Where the Wild Things Are
Making clohts is also good, because the last two weeks have gone by in a blur, as I attempt to work two jobs, both for demanding non-profits, and to fit two shifts in at our crafts cooperative. I don't have any time left to think about solving a more complex knitting problem and need the solace and instant gratification of results.
Did anyone mention when are you going to get a life? I have been wondering that myself, as I drive home at 7 PM, having left somewhere around 12 hours before.... is all of this really worth it?
Yesterday afternoon, in the midst of the chaos came a moment, well actually about 10 minutes, where I got a glimmer of why it's all worthwhile. I just started directing a day care/preschool program, and have been putting back together the shambles of finances, sick workers and sick children, and a facility in need of cleaning and repair. Our afternoon had been long, crowded and hot.
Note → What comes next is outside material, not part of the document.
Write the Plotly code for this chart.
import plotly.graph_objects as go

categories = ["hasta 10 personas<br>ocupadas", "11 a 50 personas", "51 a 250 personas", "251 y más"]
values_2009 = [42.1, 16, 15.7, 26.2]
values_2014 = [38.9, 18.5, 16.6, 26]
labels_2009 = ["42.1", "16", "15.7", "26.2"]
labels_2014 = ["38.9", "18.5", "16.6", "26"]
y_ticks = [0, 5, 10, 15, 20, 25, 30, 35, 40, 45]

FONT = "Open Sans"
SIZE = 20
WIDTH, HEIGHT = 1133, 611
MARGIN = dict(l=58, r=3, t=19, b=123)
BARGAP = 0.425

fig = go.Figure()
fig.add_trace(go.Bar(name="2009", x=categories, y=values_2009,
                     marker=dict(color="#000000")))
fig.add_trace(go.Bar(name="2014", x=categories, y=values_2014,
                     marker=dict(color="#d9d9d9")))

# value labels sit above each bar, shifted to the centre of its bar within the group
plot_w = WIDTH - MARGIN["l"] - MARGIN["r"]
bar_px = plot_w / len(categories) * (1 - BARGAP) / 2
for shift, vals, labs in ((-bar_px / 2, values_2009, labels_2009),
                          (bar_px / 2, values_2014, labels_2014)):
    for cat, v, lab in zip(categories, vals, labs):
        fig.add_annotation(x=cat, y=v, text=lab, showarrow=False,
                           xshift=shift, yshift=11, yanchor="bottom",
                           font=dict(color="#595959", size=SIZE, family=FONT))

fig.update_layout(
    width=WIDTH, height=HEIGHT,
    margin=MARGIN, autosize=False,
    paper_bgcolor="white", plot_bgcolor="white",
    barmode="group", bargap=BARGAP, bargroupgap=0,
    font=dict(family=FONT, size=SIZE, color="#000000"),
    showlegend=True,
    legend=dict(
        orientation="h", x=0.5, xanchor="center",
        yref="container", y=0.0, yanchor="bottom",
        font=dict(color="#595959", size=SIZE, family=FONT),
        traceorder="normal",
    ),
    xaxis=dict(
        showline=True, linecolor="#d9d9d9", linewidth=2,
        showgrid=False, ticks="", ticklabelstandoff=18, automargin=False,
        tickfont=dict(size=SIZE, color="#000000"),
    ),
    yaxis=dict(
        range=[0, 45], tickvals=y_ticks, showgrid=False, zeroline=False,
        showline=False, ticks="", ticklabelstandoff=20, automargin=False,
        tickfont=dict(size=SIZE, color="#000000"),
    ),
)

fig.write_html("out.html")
There was a shift in energy when the one kindergartner needing a ride to the bus home from elementary school left with my co-worker and two younger children. I noticed that two five-year olds had begun an imaginative play where one was chasing the other and hissing... I was told that she was "not just a snake, but a python". The other started roaring and making claws from fingers to brandish about, and informed me that he was "Godzilla"... to my ultimate amusement, a two-year old observer began hissing like a python as well. The two younger toddlers in the room were mesmerized.
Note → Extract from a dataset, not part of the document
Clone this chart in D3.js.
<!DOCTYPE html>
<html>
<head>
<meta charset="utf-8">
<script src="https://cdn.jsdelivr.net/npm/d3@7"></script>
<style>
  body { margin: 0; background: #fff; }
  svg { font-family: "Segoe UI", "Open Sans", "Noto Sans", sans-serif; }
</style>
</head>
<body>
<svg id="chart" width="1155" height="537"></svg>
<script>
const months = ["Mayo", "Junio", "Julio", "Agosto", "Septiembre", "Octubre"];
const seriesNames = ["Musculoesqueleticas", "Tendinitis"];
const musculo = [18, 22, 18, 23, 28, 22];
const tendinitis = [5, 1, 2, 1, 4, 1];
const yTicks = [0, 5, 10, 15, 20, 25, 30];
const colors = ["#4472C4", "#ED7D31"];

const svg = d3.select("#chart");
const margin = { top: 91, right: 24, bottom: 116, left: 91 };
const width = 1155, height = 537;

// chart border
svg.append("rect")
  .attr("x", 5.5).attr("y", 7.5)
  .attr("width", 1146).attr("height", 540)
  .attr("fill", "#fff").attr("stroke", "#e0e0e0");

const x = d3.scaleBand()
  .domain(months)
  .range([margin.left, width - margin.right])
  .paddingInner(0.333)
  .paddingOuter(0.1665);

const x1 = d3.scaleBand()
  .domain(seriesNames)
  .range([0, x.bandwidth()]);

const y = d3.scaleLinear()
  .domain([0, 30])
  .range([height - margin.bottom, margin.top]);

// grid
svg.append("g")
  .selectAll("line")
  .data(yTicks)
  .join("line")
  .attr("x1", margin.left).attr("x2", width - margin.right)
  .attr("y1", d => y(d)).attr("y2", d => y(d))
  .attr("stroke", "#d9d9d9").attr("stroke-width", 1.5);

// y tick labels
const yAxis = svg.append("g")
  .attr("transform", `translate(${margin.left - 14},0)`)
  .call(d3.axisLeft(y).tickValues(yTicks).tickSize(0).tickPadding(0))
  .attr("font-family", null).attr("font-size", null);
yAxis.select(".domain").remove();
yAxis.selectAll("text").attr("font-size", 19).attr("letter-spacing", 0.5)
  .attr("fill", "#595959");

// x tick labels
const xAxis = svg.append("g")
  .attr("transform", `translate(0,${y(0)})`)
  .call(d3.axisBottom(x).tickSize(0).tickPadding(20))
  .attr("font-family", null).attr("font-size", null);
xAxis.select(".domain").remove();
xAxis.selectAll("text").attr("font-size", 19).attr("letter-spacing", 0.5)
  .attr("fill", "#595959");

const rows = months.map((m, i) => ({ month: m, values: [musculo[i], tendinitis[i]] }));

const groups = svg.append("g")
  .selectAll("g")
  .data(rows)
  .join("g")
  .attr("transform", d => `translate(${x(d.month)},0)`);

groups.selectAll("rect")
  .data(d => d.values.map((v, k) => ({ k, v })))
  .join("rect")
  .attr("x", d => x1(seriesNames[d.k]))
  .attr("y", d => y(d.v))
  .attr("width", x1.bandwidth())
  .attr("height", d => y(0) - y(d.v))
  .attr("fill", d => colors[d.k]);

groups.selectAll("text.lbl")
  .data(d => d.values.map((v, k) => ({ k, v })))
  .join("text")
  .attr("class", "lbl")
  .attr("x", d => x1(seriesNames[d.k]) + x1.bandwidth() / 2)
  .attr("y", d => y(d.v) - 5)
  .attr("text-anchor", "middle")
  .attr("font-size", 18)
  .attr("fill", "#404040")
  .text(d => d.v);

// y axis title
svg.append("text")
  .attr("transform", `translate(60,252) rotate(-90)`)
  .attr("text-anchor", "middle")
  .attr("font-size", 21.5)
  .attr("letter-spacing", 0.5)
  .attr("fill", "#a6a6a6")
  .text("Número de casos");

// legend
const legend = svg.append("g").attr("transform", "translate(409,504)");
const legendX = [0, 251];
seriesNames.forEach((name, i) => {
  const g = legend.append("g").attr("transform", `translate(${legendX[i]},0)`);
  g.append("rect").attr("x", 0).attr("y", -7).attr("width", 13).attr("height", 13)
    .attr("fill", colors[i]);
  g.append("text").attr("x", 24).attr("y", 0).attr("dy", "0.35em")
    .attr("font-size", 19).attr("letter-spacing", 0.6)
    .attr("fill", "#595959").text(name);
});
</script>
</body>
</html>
Now many saner people would have tried to stop the running around this generated, or to channel the children outside or somehow diffuse the energy, but for me this was a very exciting event. When my (now-grown) children were preschool age, Where the Wild Things Are, by Maurice Sendak, was the most heavily-read book in the house. I applaud imaginative play as the most necessary tool in early childhood development, and want children to become creative adults capable of thinking critically. After all, the world needs more knitters and other artists, and it certainly needs more problem-solvers. What better role models of creativity for the toddlers than three slightly older children having a blast with their imaginations running wild (quite literally!).
The mood was broken when the absent group of one adult and two toddlers returned; it was too complicated and magical to try to explain that this had been a very beneficial experience for us all... I could only be thankful to have been an observer, not a director, and to have witnessed children inventing their own activities. THAT is why I am doing this, and I am grateful to be given a reminder when I am most tired and unsure.